Images are excluded; otherwise, output every record exactly.

"""

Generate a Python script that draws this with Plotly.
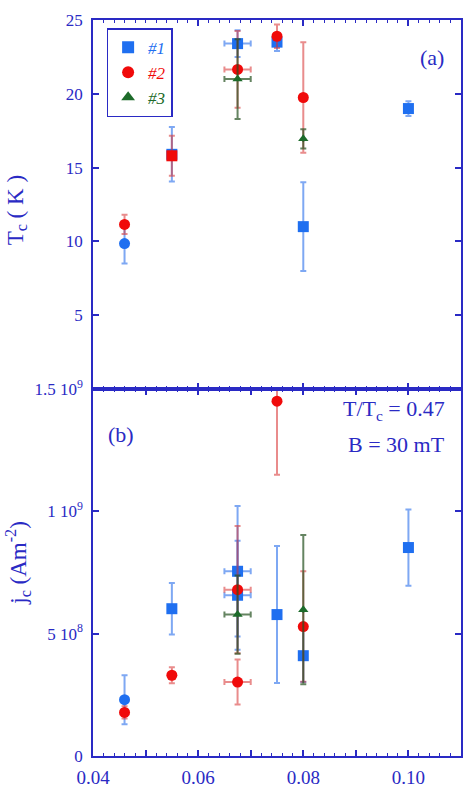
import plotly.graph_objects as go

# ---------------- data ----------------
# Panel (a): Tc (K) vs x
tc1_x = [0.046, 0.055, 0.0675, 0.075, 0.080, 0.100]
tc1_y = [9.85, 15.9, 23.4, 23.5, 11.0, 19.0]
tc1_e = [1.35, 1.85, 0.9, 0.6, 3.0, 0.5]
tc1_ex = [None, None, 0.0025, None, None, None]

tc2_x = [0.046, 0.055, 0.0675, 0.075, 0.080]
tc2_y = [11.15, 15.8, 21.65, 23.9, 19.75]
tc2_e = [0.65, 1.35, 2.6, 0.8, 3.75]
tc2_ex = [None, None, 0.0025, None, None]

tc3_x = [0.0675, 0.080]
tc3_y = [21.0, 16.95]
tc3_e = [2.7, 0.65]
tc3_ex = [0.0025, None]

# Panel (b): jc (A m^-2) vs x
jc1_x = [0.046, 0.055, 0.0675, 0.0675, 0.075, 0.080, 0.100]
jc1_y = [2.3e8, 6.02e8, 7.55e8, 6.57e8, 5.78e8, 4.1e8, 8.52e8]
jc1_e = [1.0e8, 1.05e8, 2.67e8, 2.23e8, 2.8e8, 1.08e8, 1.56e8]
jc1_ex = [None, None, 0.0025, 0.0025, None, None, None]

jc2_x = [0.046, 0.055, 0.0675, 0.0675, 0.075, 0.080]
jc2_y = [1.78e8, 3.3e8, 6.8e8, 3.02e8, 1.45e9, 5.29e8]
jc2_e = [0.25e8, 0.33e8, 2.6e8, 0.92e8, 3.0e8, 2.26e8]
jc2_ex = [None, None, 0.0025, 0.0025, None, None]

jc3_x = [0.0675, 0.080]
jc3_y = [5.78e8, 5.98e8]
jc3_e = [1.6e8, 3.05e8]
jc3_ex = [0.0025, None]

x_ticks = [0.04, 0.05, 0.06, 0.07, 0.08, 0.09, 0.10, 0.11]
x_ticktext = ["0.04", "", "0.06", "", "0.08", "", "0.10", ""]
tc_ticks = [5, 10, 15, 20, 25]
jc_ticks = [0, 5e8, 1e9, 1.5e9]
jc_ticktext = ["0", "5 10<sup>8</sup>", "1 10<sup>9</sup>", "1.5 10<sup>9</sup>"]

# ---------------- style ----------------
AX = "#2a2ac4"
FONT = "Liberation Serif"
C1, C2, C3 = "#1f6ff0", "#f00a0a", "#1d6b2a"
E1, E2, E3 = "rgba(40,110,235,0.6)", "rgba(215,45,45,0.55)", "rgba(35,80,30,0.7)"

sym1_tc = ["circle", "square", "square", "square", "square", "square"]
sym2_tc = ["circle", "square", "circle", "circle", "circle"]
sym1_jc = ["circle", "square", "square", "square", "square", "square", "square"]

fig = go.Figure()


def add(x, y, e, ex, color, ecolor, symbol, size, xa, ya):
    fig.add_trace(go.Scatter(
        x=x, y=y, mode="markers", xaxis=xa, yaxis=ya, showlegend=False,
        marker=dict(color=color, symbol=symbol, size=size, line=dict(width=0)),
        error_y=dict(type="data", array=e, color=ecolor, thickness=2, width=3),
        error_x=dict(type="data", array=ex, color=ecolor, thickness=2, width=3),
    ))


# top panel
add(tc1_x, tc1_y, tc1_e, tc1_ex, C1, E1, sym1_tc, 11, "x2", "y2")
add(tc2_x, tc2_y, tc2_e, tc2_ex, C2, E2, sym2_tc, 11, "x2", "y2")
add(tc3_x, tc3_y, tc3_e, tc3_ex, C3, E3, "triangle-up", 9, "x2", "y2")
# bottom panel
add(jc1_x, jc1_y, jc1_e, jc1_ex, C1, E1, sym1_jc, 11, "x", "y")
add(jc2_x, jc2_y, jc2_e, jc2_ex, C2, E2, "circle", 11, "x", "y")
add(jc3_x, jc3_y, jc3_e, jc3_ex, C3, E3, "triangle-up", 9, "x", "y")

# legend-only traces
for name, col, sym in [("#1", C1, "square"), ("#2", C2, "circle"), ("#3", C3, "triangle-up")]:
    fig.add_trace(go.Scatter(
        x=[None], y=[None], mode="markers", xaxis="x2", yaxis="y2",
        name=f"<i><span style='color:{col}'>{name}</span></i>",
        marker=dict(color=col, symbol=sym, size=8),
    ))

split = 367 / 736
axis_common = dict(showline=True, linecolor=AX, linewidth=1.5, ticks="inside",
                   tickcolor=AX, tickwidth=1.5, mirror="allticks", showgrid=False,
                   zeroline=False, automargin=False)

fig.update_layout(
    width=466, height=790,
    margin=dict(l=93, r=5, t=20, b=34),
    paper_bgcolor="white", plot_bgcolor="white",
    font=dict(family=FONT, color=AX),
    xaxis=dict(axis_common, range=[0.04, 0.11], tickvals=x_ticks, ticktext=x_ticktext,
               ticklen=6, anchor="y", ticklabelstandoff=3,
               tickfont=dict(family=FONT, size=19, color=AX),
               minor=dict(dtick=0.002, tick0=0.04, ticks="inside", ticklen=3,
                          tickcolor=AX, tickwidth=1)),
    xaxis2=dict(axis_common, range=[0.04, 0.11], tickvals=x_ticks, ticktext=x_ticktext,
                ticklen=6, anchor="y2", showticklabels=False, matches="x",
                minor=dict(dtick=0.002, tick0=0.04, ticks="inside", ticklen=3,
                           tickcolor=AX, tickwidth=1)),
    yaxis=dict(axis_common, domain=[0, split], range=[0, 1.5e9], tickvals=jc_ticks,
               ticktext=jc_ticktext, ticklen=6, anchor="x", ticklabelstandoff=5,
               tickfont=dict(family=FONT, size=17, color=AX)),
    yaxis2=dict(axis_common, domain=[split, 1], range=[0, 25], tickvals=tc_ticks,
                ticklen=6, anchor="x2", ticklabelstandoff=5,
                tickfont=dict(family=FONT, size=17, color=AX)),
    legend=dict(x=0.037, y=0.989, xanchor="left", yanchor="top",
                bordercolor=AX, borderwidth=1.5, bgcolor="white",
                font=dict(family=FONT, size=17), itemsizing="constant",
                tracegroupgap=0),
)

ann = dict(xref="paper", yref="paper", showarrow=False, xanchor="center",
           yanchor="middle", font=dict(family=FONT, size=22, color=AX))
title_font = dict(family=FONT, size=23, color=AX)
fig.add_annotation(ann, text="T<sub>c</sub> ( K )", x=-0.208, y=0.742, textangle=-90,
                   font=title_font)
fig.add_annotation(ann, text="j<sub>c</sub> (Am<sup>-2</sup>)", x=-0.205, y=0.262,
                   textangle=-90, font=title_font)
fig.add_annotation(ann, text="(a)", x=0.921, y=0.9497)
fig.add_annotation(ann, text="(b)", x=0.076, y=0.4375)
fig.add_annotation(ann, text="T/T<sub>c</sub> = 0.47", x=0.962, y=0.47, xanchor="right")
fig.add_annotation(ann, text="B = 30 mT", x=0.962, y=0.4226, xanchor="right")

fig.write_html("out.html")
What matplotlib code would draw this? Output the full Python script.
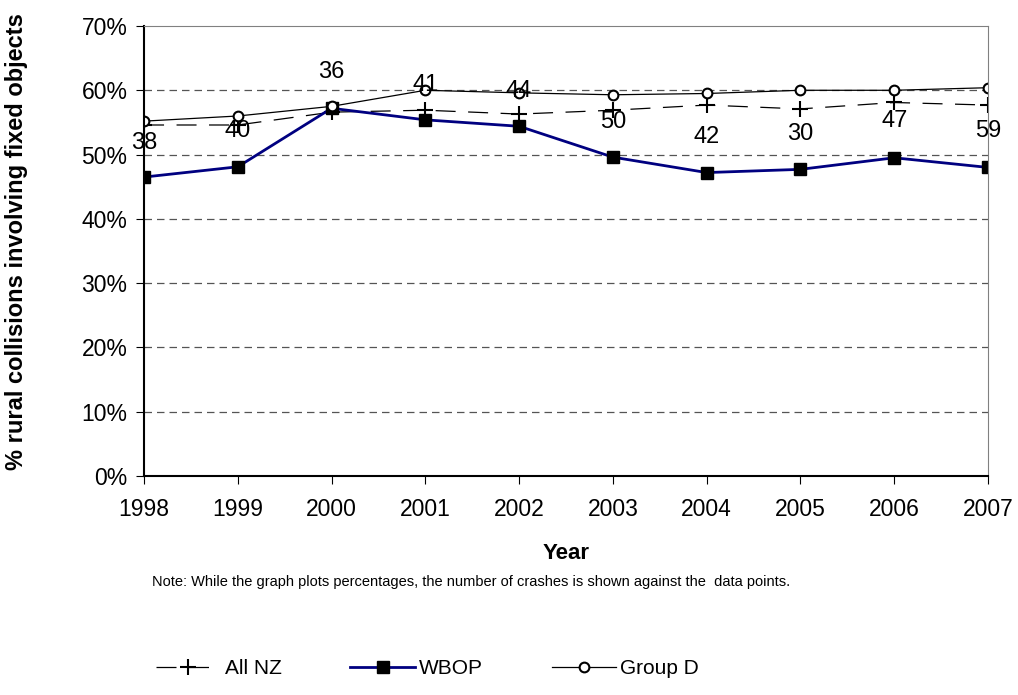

"""

### SOLUTION:
Generate a Python script that draws this with Plotly.
import plotly.graph_objects as go

# ---------------- data ----------------
# Panel (a): Tc (K) vs x
tc1_x = [0.046, 0.055, 0.0675, 0.075, 0.080, 0.100]
tc1_y = [9.85, 15.9, 23.4, 23.5, 11.0, 19.0]
tc1_e = [1.35, 1.85, 0.9, 0.6, 3.0, 0.5]
tc1_ex = [None, None, 0.0025, None, None, None]

tc2_x = [0.046, 0.055, 0.0675, 0.075, 0.080]
tc2_y = [11.15, 15.8, 21.65, 23.9, 19.75]
tc2_e = [0.65, 1.35, 2.6, 0.8, 3.75]
tc2_ex = [None, None, 0.0025, None, None]

tc3_x = [0.0675, 0.080]
tc3_y = [21.0, 16.95]
tc3_e = [2.7, 0.65]
tc3_ex = [0.0025, None]

# Panel (b): jc (A m^-2) vs x
jc1_x = [0.046, 0.055, 0.0675, 0.0675, 0.075, 0.080, 0.100]
jc1_y = [2.3e8, 6.02e8, 7.55e8, 6.57e8, 5.78e8, 4.1e8, 8.52e8]
jc1_e = [1.0e8, 1.05e8, 2.67e8, 2.23e8, 2.8e8, 1.08e8, 1.56e8]
jc1_ex = [None, None, 0.0025, 0.0025, None, None, None]

jc2_x = [0.046, 0.055, 0.0675, 0.0675, 0.075, 0.080]
jc2_y = [1.78e8, 3.3e8, 6.8e8, 3.02e8, 1.45e9, 5.29e8]
jc2_e = [0.25e8, 0.33e8, 2.6e8, 0.92e8, 3.0e8, 2.26e8]
jc2_ex = [None, None, 0.0025, 0.0025, None, None]

jc3_x = [0.0675, 0.080]
jc3_y = [5.78e8, 5.98e8]
jc3_e = [1.6e8, 3.05e8]
jc3_ex = [0.0025, None]

x_ticks = [0.04, 0.05, 0.06, 0.07, 0.08, 0.09, 0.10, 0.11]
x_ticktext = ["0.04", "", "0.06", "", "0.08", "", "0.10", ""]
tc_ticks = [5, 10, 15, 20, 25]
jc_ticks = [0, 5e8, 1e9, 1.5e9]
jc_ticktext = ["0", "5 10<sup>8</sup>", "1 10<sup>9</sup>", "1.5 10<sup>9</sup>"]

# ---------------- style ----------------
AX = "#2a2ac4"
FONT = "Liberation Serif"
C1, C2, C3 = "#1f6ff0", "#f00a0a", "#1d6b2a"
E1, E2, E3 = "rgba(40,110,235,0.6)", "rgba(215,45,45,0.55)", "rgba(35,80,30,0.7)"

sym1_tc = ["circle", "square", "square", "square", "square", "square"]
sym2_tc = ["circle", "square", "circle", "circle", "circle"]
sym1_jc = ["circle", "square", "square", "square", "square", "square", "square"]

fig = go.Figure()


def add(x, y, e, ex, color, ecolor, symbol, size, xa, ya):
    fig.add_trace(go.Scatter(
        x=x, y=y, mode="markers", xaxis=xa, yaxis=ya, showlegend=False,
        marker=dict(color=color, symbol=symbol, size=size, line=dict(width=0)),
        error_y=dict(type="data", array=e, color=ecolor, thickness=2, width=3),
        error_x=dict(type="data", array=ex, color=ecolor, thickness=2, width=3),
    ))


# top panel
add(tc1_x, tc1_y, tc1_e, tc1_ex, C1, E1, sym1_tc, 11, "x2", "y2")
add(tc2_x, tc2_y, tc2_e, tc2_ex, C2, E2, sym2_tc, 11, "x2", "y2")
add(tc3_x, tc3_y, tc3_e, tc3_ex, C3, E3, "triangle-up", 9, "x2", "y2")
# bottom panel
add(jc1_x, jc1_y, jc1_e, jc1_ex, C1, E1, sym1_jc, 11, "x", "y")
add(jc2_x, jc2_y, jc2_e, jc2_ex, C2, E2, "circle", 11, "x", "y")
add(jc3_x, jc3_y, jc3_e, jc3_ex, C3, E3, "triangle-up", 9, "x", "y")

# legend-only traces
for name, col, sym in [("#1", C1, "square"), ("#2", C2, "circle"), ("#3", C3, "triangle-up")]:
    fig.add_trace(go.Scatter(
        x=[None], y=[None], mode="markers", xaxis="x2", yaxis="y2",
        name=f"<i><span style='color:{col}'>{name}</span></i>",
        marker=dict(color=col, symbol=sym, size=8),
    ))

split = 367 / 736
axis_common = dict(showline=True, linecolor=AX, linewidth=1.5, ticks="inside",
                   tickcolor=AX, tickwidth=1.5, mirror="allticks", showgrid=False,
                   zeroline=False, automargin=False)

fig.update_layout(
    width=466, height=790,
    margin=dict(l=93, r=5, t=20, b=34),
    paper_bgcolor="white", plot_bgcolor="white",
    font=dict(family=FONT, color=AX),
    xaxis=dict(axis_common, range=[0.04, 0.11], tickvals=x_ticks, ticktext=x_ticktext,
               ticklen=6, anchor="y", ticklabelstandoff=3,
               tickfont=dict(family=FONT, size=19, color=AX),
               minor=dict(dtick=0.002, tick0=0.04, ticks="inside", ticklen=3,
                          tickcolor=AX, tickwidth=1)),
    xaxis2=dict(axis_common, range=[0.04, 0.11], tickvals=x_ticks, ticktext=x_ticktext,
                ticklen=6, anchor="y2", showticklabels=False, matches="x",
                minor=dict(dtick=0.002, tick0=0.04, ticks="inside", ticklen=3,
                           tickcolor=AX, tickwidth=1)),
    yaxis=dict(axis_common, domain=[0, split], range=[0, 1.5e9], tickvals=jc_ticks,
               ticktext=jc_ticktext, ticklen=6, anchor="x", ticklabelstandoff=5,
               tickfont=dict(family=FONT, size=17, color=AX)),
    yaxis2=dict(axis_common, domain=[split, 1], range=[0, 25], tickvals=tc_ticks,
                ticklen=6, anchor="x2", ticklabelstandoff=5,
                tickfont=dict(family=FONT, size=17, color=AX)),
    legend=dict(x=0.037, y=0.989, xanchor="left", yanchor="top",
                bordercolor=AX, borderwidth=1.5, bgcolor="white",
                font=dict(family=FONT, size=17), itemsizing="constant",
                tracegroupgap=0),
)

ann = dict(xref="paper", yref="paper", showarrow=False, xanchor="center",
           yanchor="middle", font=dict(family=FONT, size=22, color=AX))
title_font = dict(family=FONT, size=23, color=AX)
fig.add_annotation(ann, text="T<sub>c</sub> ( K )", x=-0.208, y=0.742, textangle=-90,
                   font=title_font)
fig.add_annotation(ann, text="j<sub>c</sub> (Am<sup>-2</sup>)", x=-0.205, y=0.262,
                   textangle=-90, font=title_font)
fig.add_annotation(ann, text="(a)", x=0.921, y=0.9497)
fig.add_annotation(ann, text="(b)", x=0.076, y=0.4375)
fig.add_annotation(ann, text="T/T<sub>c</sub> = 0.47", x=0.962, y=0.47, xanchor="right")
fig.add_annotation(ann, text="B = 30 mT", x=0.962, y=0.4226, xanchor="right")

fig.write_html("out.html")
What matplotlib code would draw this? Output the full Python script.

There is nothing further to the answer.